Today is March 31, 2014: in theory, the last day you can sign up for coverage under the subsidized Obamacare insurance exchanges. If you’ve been a regular reader of this space, you know that the numbers routinely paraded by the Obama administration regarding Obamacare website sign-ups don’t tell us much about the actual number of uninsured individuals who have gained coverage. A new study from the RAND Corporation indicates that only one-third of exchange sign-ups were previously uninsured.
The RAND study hasn’t yet been published, but its contents were made available to Noam Levey of the Los Angeles Times. RAND also estimates that 9 million individuals have purchased health plans directly from insurers, outside of the exchanges, but that “the vast majority of these people were previously insured.”
The RAND report appears to corroborate the work of other surveys.

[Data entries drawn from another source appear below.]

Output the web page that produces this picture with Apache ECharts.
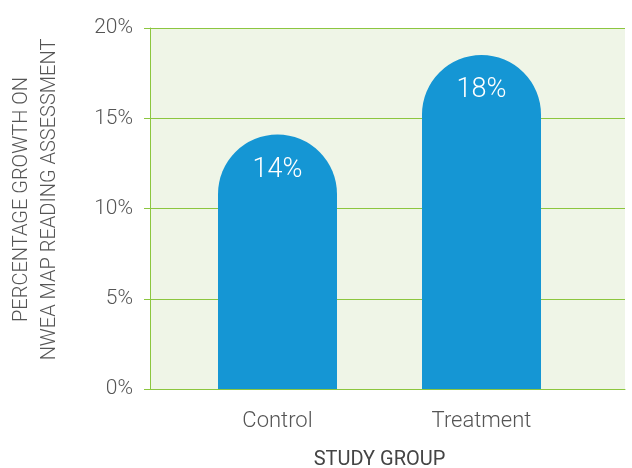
<!DOCTYPE html>
<html><head><meta charset="utf-8">
<script src="https://cdn.jsdelivr.net/npm/echarts@6/dist/echarts.min.js"></script>
<style>html,body{margin:0;padding:0;background:#fff}#c{width:632px;height:468px}</style>
</head><body><div id="c"></div>
<script>
var categories = ['Control', 'Treatment'];
var values = [14.1, 18.5];
var valueLabels = ['14%', '18%'];
var yTicks = [0, 5, 10, 15, 20];

var green = '#8cc63f';
var chart = echarts.init(document.getElementById('c'));
chart.setOption({
  animation: false,
  textStyle: { fontFamily: 'Roboto', fontWeight: 300 },
  grid: [
    { left: 150, right: 7, top: 28, bottom: 79, show: true, backgroundColor: '#eff5e7', borderWidth: 0, containLabel: false, outerBoundsMode: 'none' },
    { left: 175.5, right: 48.5, top: 28, bottom: 79, containLabel: false, outerBoundsMode: 'none' }
  ],
  xAxis: [
    { gridIndex: 0, type: 'category', data: [''], boundaryGap: true,
      axisLine: { lineStyle: { color: green, width: 1 } },
      axisTick: { length: 12, lineStyle: { color: green } },
      axisLabel: { show: false } },
    { gridIndex: 1, type: 'category', data: categories,
      axisLine: { show: false }, axisTick: { show: false },
      axisLabel: { color: '#555', fontSize: 22, fontWeight: 300, margin: 21 },
      name: 'STUDY GROUP', nameLocation: 'middle', nameGap: 61,
      nameTextStyle: { color: '#444', fontSize: 20, fontWeight: 400 } }
  ],
  yAxis: [
    { gridIndex: 0, type: 'value', min: 0, max: 20, interval: 5,
      axisLine: { show: true, lineStyle: { color: green } },
      axisTick: { show: true, length: 6, lineStyle: { color: green } },
      splitLine: { lineStyle: { color: green, width: 1 } },
      axisLabel: { color: '#555', fontSize: 21, fontWeight: 300, margin: 17,
        formatter: function (v) { return yTicks.indexOf(v) >= 0 ? v + '%' : ''; } },
      name: 'PERCENTAGE GROWTH ON\nNWEA MAP READING ASSESSMENT',
      nameLocation: 'middle', nameRotate: 90, nameGap: 86,
      nameTextStyle: { color: '#555', fontSize: 20, fontWeight: 300, lineHeight: 28, align: 'center', padding: [0, 0, 0, 18] } },
    { gridIndex: 1, type: 'value', min: 0, max: 20, interval: 5, show: false }
  ],
  series: [{
    type: 'bar', xAxisIndex: 1, yAxisIndex: 1, data: values, barWidth: 119,
    itemStyle: { color: '#1596d4', borderRadius: [59.5, 59.5, 0, 0] },
    label: { show: true, position: 'insideTop', distance: 22, color: '#fff', fontSize: 27, fontWeight: 300,
      formatter: function (p) { return valueLabels[p.dataIndex]; } }
  }]
});
</script></body></html>
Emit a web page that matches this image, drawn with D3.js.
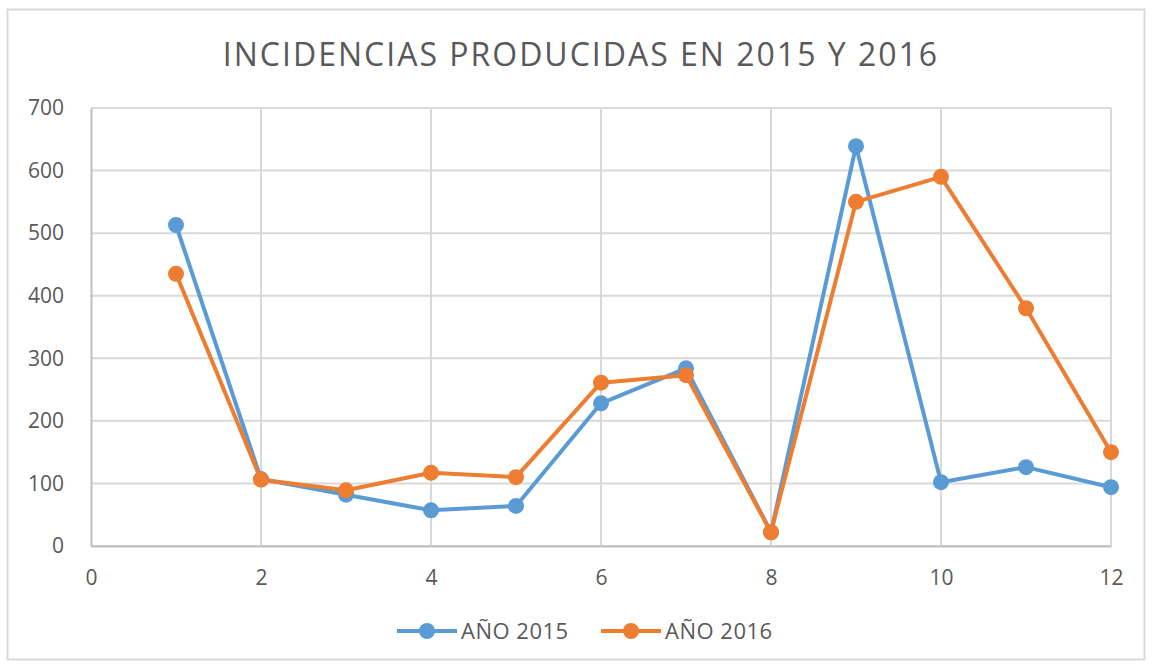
<!DOCTYPE html>
<html>
<head>
<meta charset="utf-8">
<script src="https://cdn.jsdelivr.net/npm/d3@7"></script>
<style>
  body { margin: 0; background: #fff; }
  text { font-family: "Open Sans", "DejaVu Sans", sans-serif; fill: #595959; }
</style>
</head>
<body>
<div id="chart"></div>
<script>
// data
var meses = [1, 2, 3, 4, 5, 6, 7, 8, 9, 10, 11, 12];
var ano2015 = [513, 107, 82, 57, 64, 228, 284, 22, 639, 102, 126, 94];
var ano2016 = [435, 106, 89, 117, 110, 261, 273, 22, 550, 590, 380, 150];
var xTicks = [0, 2, 4, 6, 8, 10, 12];
var yTicks = [0, 100, 200, 300, 400, 500, 600, 700];

var svgWidth = 1152;
var svgHeight = 664;
var margin = { top: 108, right: 41, bottom: 118, left: 91 };
var width = svgWidth - margin.left - margin.right;
var height = svgHeight - margin.top - margin.bottom;

var svg = d3.select("#chart").append("svg")
    .attr("width", svgWidth)
    .attr("height", svgHeight);

// outer frame
svg.append("rect")
    .attr("x", 7.5).attr("y", 9.5)
    .attr("width", 1137).attr("height", 650)
    .attr("fill", "none")
    .attr("stroke", "#d9d9d9")
    .attr("stroke-width", 2);

svg.append("text")
    .attr("x", 581).attr("y", 66)
    .attr("text-anchor", "middle")
    .attr("font-size", "32px")
    .attr("letter-spacing", "2px")
    .text("INCIDENCIAS PRODUCIDAS EN 2015 Y 2016");

var chartGroup = svg.append("g")
    .attr("transform", `translate(${margin.left}, ${margin.top})`);

var x = d3.scaleLinear().domain([0, 12]).range([0, width]);
var y = d3.scaleLinear().domain([0, 700]).range([height, 0]);

// gridlines
chartGroup.append("g")
    .selectAll("line.h")
    .data(yTicks)
    .enter().append("line")
    .attr("x1", 0).attr("x2", width)
    .attr("y1", d => y(d)).attr("y2", d => y(d))
    .attr("stroke", "#d9d9d9").attr("stroke-width", 2);

chartGroup.append("g")
    .selectAll("line.v")
    .data(xTicks.slice(1))
    .enter().append("line")
    .attr("x1", d => x(d)).attr("x2", d => x(d))
    .attr("y1", 0).attr("y2", height)
    .attr("stroke", "#d9d9d9").attr("stroke-width", 2);

// axes
var leftAxis = d3.axisLeft(y).tickValues(yTicks).tickSize(0).tickPadding(27);
var bottomAxis = d3.axisBottom(x).tickValues(xTicks).tickSize(0).tickPadding(24);

var yAxis = chartGroup.append("g").call(leftAxis);
var xAxis = chartGroup.append("g")
    .attr("transform", `translate(0, ${height})`)
    .call(bottomAxis);

[xAxis, yAxis].forEach(function(a) {
    a.select(".domain").attr("stroke", "#bfbfbf").attr("stroke-width", 2);
    a.selectAll("text")
        .attr("font-family", "'Open Sans', sans-serif")
        .attr("font-size", "21px")
        .attr("fill", "#595959");
});

// series
var series = [
    { name: "AÑO 2015", values: ano2015, color: "#5b9bd5" },
    { name: "AÑO 2016", values: ano2016, color: "#ed7d31" }
];

var line = d3.line()
    .x((d, i) => x(meses[i]))
    .y(d => y(d));

series.forEach(function(s) {
    chartGroup.append("path")
        .datum(s.values)
        .attr("d", line)
        .attr("fill", "none")
        .attr("stroke", s.color)
        .attr("stroke-width", 4)
        .attr("stroke-linejoin", "round");

    chartGroup.selectAll(null)
        .data(s.values)
        .enter().append("circle")
        .attr("cx", (d, i) => x(meses[i]))
        .attr("cy", d => y(d))
        .attr("r", 8)
        .attr("fill", s.color);
});

// legend
var legendX = [397, 601];
var legend = svg.append("g");
series.forEach(function(s, i) {
    var g = legend.append("g").attr("transform", `translate(${legendX[i]}, 631)`);
    g.append("line")
        .attr("x1", 0).attr("x2", 60)
        .attr("stroke", s.color).attr("stroke-width", 4);
    g.append("circle").attr("cx", 30).attr("r", 8).attr("fill", s.color);
    g.append("text")
        .attr("x", 64).attr("dy", "0.36em")
        .attr("font-size", "22px")
        .attr("letter-spacing", "0.5px")
        .text(s.name);
});
</script>
</body>
</html>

Earlier this month, McKinsey reported that 27 percent of those signing up for coverage on the individual market were previously uninsured.
Around 1/4 of exchange enrollees were previously uninsured
One important finding of the McKinsey survey was that the proportion of those who had formally enrolled in coverage, by paying their first month’s premium, was considerably lower among the previously uninsured, relative to the previously insured. 86 percent of those who were previously insured who had “selected a marketplace plan” on the exchanges had paid, whereas only 53 percent of the previously uninsured had.
That the Obama administration treats news regarding the Obamacare enrollment numbers as though it represents a triumph heretofore unknown to humankind is nothing short of astonishing. Equally astonishing is the unwillingness of large, traditional media outlets to give wider coverage to these facts and to call out the administration’s spin for what it is.